EXERCISE AIM — List each line of the data that holds the word "this".

--- --- ---

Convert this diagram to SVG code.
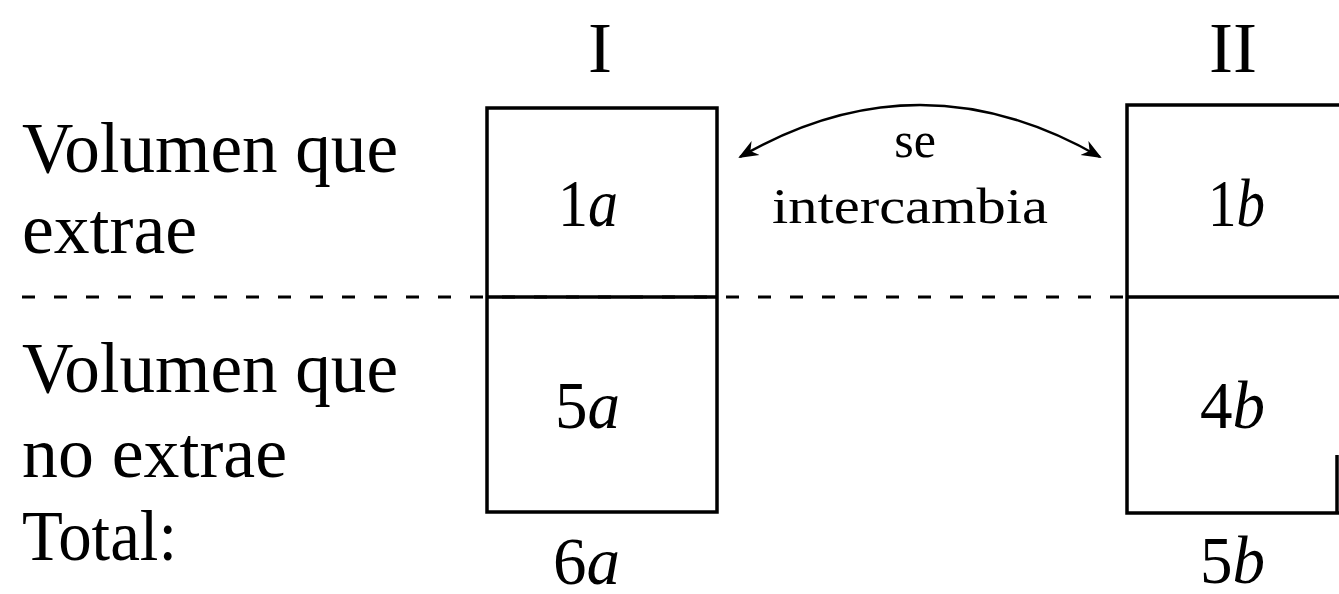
<svg xmlns="http://www.w3.org/2000/svg" width="1339" height="594" viewBox="0 0 1339 594">
  <style>
    .lbl { font-family: "Liberation Serif", "DejaVu Serif", serif; font-size: 72px; fill: #000; }
    .val { font-family: "Liberation Serif", "DejaVu Serif", serif; font-size: 68px; fill: #000; }
    .it { font-style: italic; }
    .small { font-family: "Liberation Serif", "DejaVu Serif", serif; font-size: 50px; fill: #000; }
    .box { fill: none; stroke: #000; stroke-width: 3.5; }
    .div { stroke: #000; stroke-width: 3.5; }
    .dash { stroke: #000; stroke-width: 3; stroke-dasharray: 13 19; fill: none; }
    .arc { fill: none; stroke: #000; stroke-width: 2.5; }
  </style>
  <defs>
    <marker id="ah" viewBox="0 0 10 10" refX="9" refY="5" markerWidth="8" markerHeight="8" orient="auto-start-reverse" markerUnits="strokeWidth">
      <path d="M0,1 L10,5 L0,9 L3,5 Z" fill="#000"/>
    </marker>
  </defs>
  <rect width="1339" height="594" fill="#fff"/>

  <g id="row-labels">
    <text class="lbl" x="22" y="172" textLength="376" lengthAdjust="spacingAndGlyphs">Volumen que</text>
    <text class="lbl" x="22" y="253" textLength="175" lengthAdjust="spacingAndGlyphs">extrae</text>
    <text class="lbl" x="22" y="392" textLength="376" lengthAdjust="spacingAndGlyphs">Volumen que</text>
    <text class="lbl" x="22" y="477" textLength="265" lengthAdjust="spacingAndGlyphs">no extrae</text>
    <text class="lbl" x="22" y="560" textLength="155" lengthAdjust="spacingAndGlyphs">Total:</text>
  </g>

  <g id="connectors">
    <line class="dash" x1="22" y1="297" x2="1127" y2="297"/>
    <path class="arc" d="M740,157 Q920,53 1100,157" marker-start="url(#ah)" marker-end="url(#ah)"/>
  </g>

  <g id="col-I">
    <text class="lbl" x="600" y="72" text-anchor="middle">I</text>
    <rect class="box" x="487" y="108" width="230" height="404" fill="#fff"/>
    <line class="div" x1="487" y1="297" x2="717" y2="297"/>
    <text class="val" x="558" y="226" textLength="60" lengthAdjust="spacingAndGlyphs">1<tspan class="it">a</tspan></text>
    <text class="val" x="555" y="428" textLength="65" lengthAdjust="spacingAndGlyphs">5<tspan class="it">a</tspan></text>
    <text class="val" x="553" y="584" textLength="67" lengthAdjust="spacingAndGlyphs">6<tspan class="it">a</tspan></text>
  </g>

  <g id="exchange-label">
    <text class="small" x="915" y="157" text-anchor="middle">se</text>
    <text class="small" x="772" y="223" textLength="276" lengthAdjust="spacingAndGlyphs">intercambia</text>
  </g>

  <g id="col-II">
    <text class="lbl" x="1233" y="72" text-anchor="middle">II</text>
    <path class="box" d="M1341,105 H1127 V513 H1341"/>
    <line class="div" x1="1337" y1="455" x2="1337" y2="513"/>
    <line class="div" x1="1127" y1="297" x2="1341" y2="297"/>
    <text class="val" x="1208" y="226" textLength="57" lengthAdjust="spacingAndGlyphs">1<tspan class="it">b</tspan></text>
    <text class="val" x="1200" y="428" textLength="65" lengthAdjust="spacingAndGlyphs">4<tspan class="it">b</tspan></text>
    <text class="val" x="1200" y="583" textLength="65" lengthAdjust="spacingAndGlyphs">5<tspan class="it">b</tspan></text>
  </g>
</svg>
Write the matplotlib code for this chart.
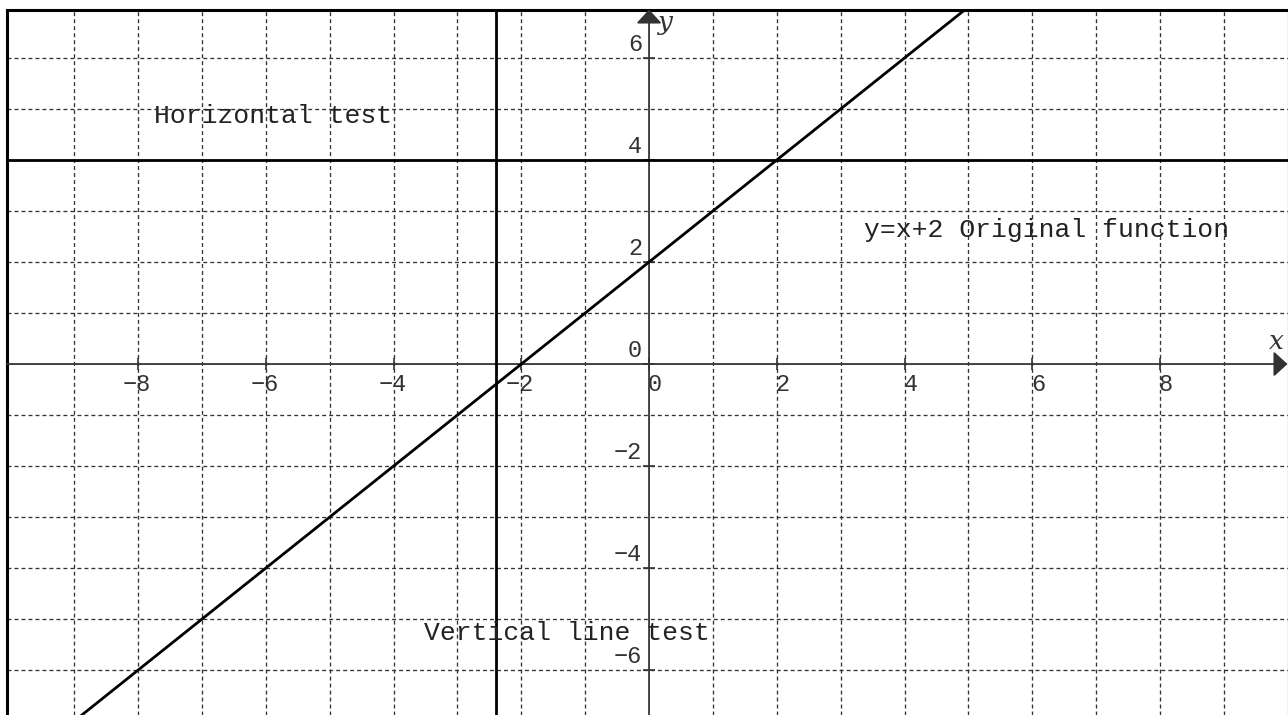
import matplotlib
matplotlib.use("Agg")
import matplotlib.pyplot as plt
from matplotlib import transforms

# data
x_ticks = [-8, -6, -4, -2, 0, 2, 4, 6, 8]
y_ticks = [-6, -4, -2, 0, 2, 4, 6]
grid_x = [-9, -8, -7, -6, -5, -4, -3, -2, -1, 1, 2, 3, 4, 5, 6, 7, 8, 9]
grid_y = [-6, -5, -4, -3, -2, -1, 1, 2, 3, 4, 5, 6]
func_x = [-10.5, 5.5]
func_y = [-8.5, 7.5]
horizontal_y = 4
vertical_x = -2.4
labels = ["Horizontal test", "y=x+2 Original function", "Vertical line test"]
label_x = [-7.75, 3.36, -3.52]
label_y = [4.72, 2.49, -5.41]

W, H = 1288, 715
x0, x1 = -10.06, 9.996
y0, y1 = -6.88, 6.95

mono = ["Liberation Mono", "DejaVu Sans Mono"]
gray = "#333333"

fig = plt.figure(figsize=(W / 100, H / 100), dpi=100)
ax = fig.add_axes([6.5 / W, 0, (1287.5 - 6.5) / W, (H - 9.5) / H])
ax.set_xlim(x0, x1)
ax.set_ylim(y0, y1)
ax.set_xticks([])
ax.set_yticks([])
ax.spines["bottom"].set_visible(False)
ax.spines["left"].set_linewidth(2.2)
ax.spines["top"].set_linewidth(2.2)
ax.spines["right"].set_linewidth(0.8)

for gx in grid_x:
    ax.axvline(gx, color=gray, lw=0.95, dashes=(3.0, 2.3), zorder=1)
for gy in grid_y:
    ax.axhline(gy, color=gray, lw=0.95, dashes=(3.0, 2.3), zorder=1)

# axes with arrows
ax.annotate("", xy=(x1, 0), xytext=(x0, 0), xycoords="data",
            arrowprops=dict(arrowstyle="-|>,head_length=0.85,head_width=0.78",
                            mutation_scale=10, color=gray, lw=1.3,
                            shrinkA=0, shrinkB=0), annotation_clip=False)
ax.annotate("", xy=(0, y1), xytext=(0, y0), xycoords="data",
            arrowprops=dict(arrowstyle="-|>,head_length=0.85,head_width=0.78",
                            mutation_scale=10, color=gray, lw=1.3,
                            shrinkA=0, shrinkB=0), annotation_clip=False)

# tick marks
ax.plot(x_ticks, [0] * len(x_ticks), ls="none", marker="|", ms=8, mew=1.2, color=gray)
ax.plot([0] * len(y_ticks), y_ticks, ls="none", marker="_", ms=8, mew=1.2, color=gray)

# tick labels
for tx in x_ticks:
    off = transforms.offset_copy(ax.transData, fig=fig, x=13 * 0.72, y=-27 * 0.72, units="points")
    ax.text(tx, 0, str(tx).replace("-", "\u2212"), transform=off, ha="right", va="baseline",
            family=mono, fontsize=17, color=gray)
for ty in y_ticks:
    off = transforms.offset_copy(ax.transData, fig=fig, x=-7 * 0.72, y=7 * 0.72, units="points")
    ax.text(0, ty, str(ty).replace("-", "\u2212"), transform=off, ha="right", va="baseline",
            family=mono, fontsize=17, color=gray)

# axis names
ax.text(0.14, 6.55, "y", family="DejaVu Serif", style="italic", fontsize=19, color=gray)
ax.text(9.7, 0.3, "x", family="DejaVu Serif", style="italic", fontsize=19, color=gray,
        clip_on=False)

# function and test lines
ax.plot(func_x, func_y, color="black", lw=2.0, zorder=3)
ax.axhline(horizontal_y, color="black", lw=2.0, zorder=3)
ax.axvline(vertical_x, color="black", lw=2.0, zorder=3)

for txt, lx, ly in zip(labels, label_x, label_y):
    ax.text(lx, ly, txt, ha="left", va="baseline", family=mono, fontsize=19, color="#222222")

fig.savefig("out.png", dpi=100)
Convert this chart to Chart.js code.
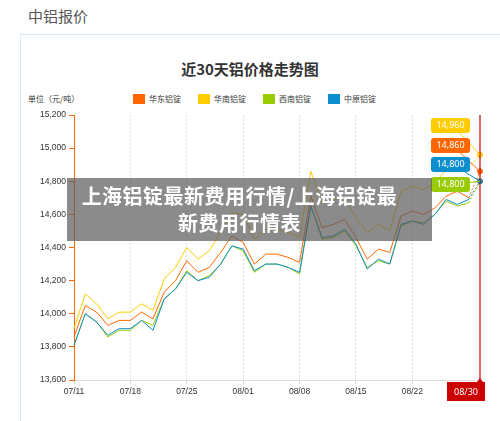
<!DOCTYPE html>
<html><head><meta charset="utf-8">
<script src="https://cdn.jsdelivr.net/npm/chart.js@4"></script>
<style>
body{margin:0;width:500px;height:421px;background:#fff;font-family:"Noto Sans CJK SC","Noto Sans",sans-serif;position:relative;overflow:hidden}
#head{position:absolute;left:28px;top:5px;font-size:15px;color:#555}
#box{position:absolute;left:20px;top:34px;width:490px;height:400px;border:1px solid #d8e8f2}
#title{position:absolute;left:0;width:500px;top:58px;text-align:center;font-size:15px;font-weight:bold;color:#333}
#unit{position:absolute;left:28px;top:93px;font-size:8px;color:#333}
#legend{position:absolute;left:133px;top:93px;font-size:8px;color:#333;display:flex;gap:17px}
#legend span i{display:inline-block;width:12px;height:10px;margin-right:4px;vertical-align:-2px}
#cv{position:absolute;left:0;top:0}
#banner{position:absolute;left:67px;top:178px;width:365px;height:63px;background:rgba(90,90,90,.7);color:#fff;font-weight:bold;font-size:20px;text-align:center;line-height:27px;padding:4px 20px 0 0;box-sizing:border-box;letter-spacing:0.5px}
</style></head><body>
<div id="head">中铝报价</div>
<div id="box"></div>
<div id="title">近30天铝价格走势图</div>
<div id="unit">单位（元/吨）</div>
<div id="legend"></div>
<canvas id="cv" width="500" height="421"></canvas>
<div id="banner">上海铝锭最新费用行情/上海铝锭最<br>新费用行情表</div>
<script>
const dates = ['07/11','07/12','07/13','07/14','07/15','07/18','07/19','07/20','07/21','07/22','07/25','07/26','07/27','07/28','07/29','08/01','08/02','08/03','08/04','08/05','08/08','08/09','08/10','08/11','08/12','08/15','08/16','08/17','08/18','08/19','08/22','08/23','08/24','08/25','08/26','08/29','08/30'];
const huadong = [13860,14050,14010,13930,13960,13960,14010,13970,14130,14200,14320,14250,14280,14370,14470,14430,14300,14360,14360,14340,14310,14710,14520,14540,14570,14460,14330,14390,14370,14590,14620,14600,14640,14710,14740,14700,14860];
const huanan = [13910,14120,14060,13970,14010,14010,14060,14020,14210,14280,14400,14330,14380,14490,14610,14600,14450,14510,14510,14490,14460,14860,14670,14690,14700,14580,14490,14540,14500,14740,14770,14750,14790,14870,14900,14880,14960];
const xinan = [13810,14000,13950,13860,13900,13900,13960,13930,14090,14150,14260,14200,14230,14300,14410,14380,14250,14300,14300,14280,14240,14650,14450,14460,14500,14410,14280,14320,14300,14530,14560,14550,14600,14680,14650,14670,14800];
const zhongyuan = [13810,14000,13950,13870,13910,13910,13960,13900,14090,14150,14250,14200,14220,14300,14410,14390,14260,14300,14300,14280,14250,14650,14460,14470,14510,14420,14270,14330,14300,14540,14560,14540,14600,14690,14660,14690,14800];
const names = ['华东铝锭','华南铝锭','西南铝锭','中原铝锭'];
const colors = ['#ff6600','#ffcc00','#99cc00','#0d8ecf'];
const yTicks = [13600,13800,14000,14200,14400,14600,14800,15000,15200];
const series = [huadong,huanan,xinan,zhongyuan];

const lg = document.getElementById('legend');
names.forEach((n,i)=>{ lg.innerHTML += `<span><i style="background:${colors[i]}"></i>${n}</span>`; });

const last = dates.length-1;
const sets = series.map((d,i)=>({
  label:names[i], data:d, borderColor:colors[i], backgroundColor:colors[i], borderWidth:1,
  pointRadius:ctx=>ctx.dataIndex===last?2.5:0, tension:0,
  segment:{borderDash:ctx=>ctx.p1DataIndex===last?[2,2]:undefined}
}));
// blue drawn under the others
const order = [3,2,0,1];

const extras = {
  id:'extras',
  afterDatasetsDraw(c){
    const {ctx,scales:{x,y},chartArea:a} = c;
    const px = x.getPixelForValue(last);
    ctx.save();
    ctx.strokeStyle='#cc0000'; ctx.lineWidth=1.2;
    ctx.beginPath(); ctx.moveTo(px,a.top); ctx.lineTo(px,a.bottom); ctx.stroke();
    ctx.fillStyle='#cc0000';
    ctx.fillRect(px-33,a.bottom+2,38,19);
    ctx.beginPath(); ctx.moveTo(px-3,a.bottom+2); ctx.lineTo(px,a.bottom-2); ctx.lineTo(px+3,a.bottom+2); ctx.fill();
    ctx.fillStyle='#fff'; ctx.font='9px "Noto Sans", sans-serif'; ctx.textAlign='center'; ctx.textBaseline='middle';
    ctx.fillText(dates[last],px-14,a.bottom+12);
    const lbl = [[1,125],[0,145],[3,164],[2,184]];
    lbl.forEach(([i,ty])=>{
      const v = series[i][last];
      const py = y.getPixelForValue(v);
      ctx.strokeStyle=colors[i]; ctx.lineWidth=1;
      ctx.beginPath(); ctx.moveTo(452,ty); ctx.lineTo(px,py); ctx.stroke();
      ctx.fillStyle=colors[i];
      ctx.beginPath(); ctx.roundRect(431,ty-7,39,15,3); ctx.fill();
      ctx.fillStyle='#fff'; ctx.font='9px "Noto Sans", sans-serif';
      ctx.fillText(v.toLocaleString('en-US'),450.5,ty+0.5);
    });
    ctx.restore();
  }
};

new Chart(document.getElementById('cv'),{
  type:'line',
  data:{labels:dates,datasets:order.map(i=>sets[i])},
  options:{
    responsive:false,animation:false,
    layout:{padding:{top:115,left:20,right:20,bottom:14}},
    plugins:{legend:{display:false},tooltip:{enabled:false}},
    scales:{
      x:{
        afterFit:s=>{s.height=27;},
        ticks:{autoSkip:false,maxRotation:0,color:'#333',font:{size:8.5},
          callback:(v,i)=>(i%5===0 && i<=30)?dates[i]:''},
        grid:{color:ctx=>(ctx.index%5===0&&ctx.index<=30)?'#dcdcdc':'transparent',tickLength:4},
        border:{color:'#ddd',dash:[2,2]}
      },
      y:{
        min:13600,max:15200,
        afterFit:s=>{s.width=54;},
        afterBuildTicks:s=>{s.ticks=yTicks.map(v=>({value:v}));},
        ticks:{color:'#333',font:{size:8.5},callback:v=>v.toLocaleString('en-US')},
        grid:{drawOnChartArea:false,color:'#ff6600',tickLength:5},
        border:{color:'#ff6600'}
      }
    }
  },
  plugins:[extras]
});
</script>
</body></html>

--- --- ---

FULL ANSWER —
Convert this diagram to SVG code.
Write the matplotlib code for this chart.
Convert this chart to Chart.js code.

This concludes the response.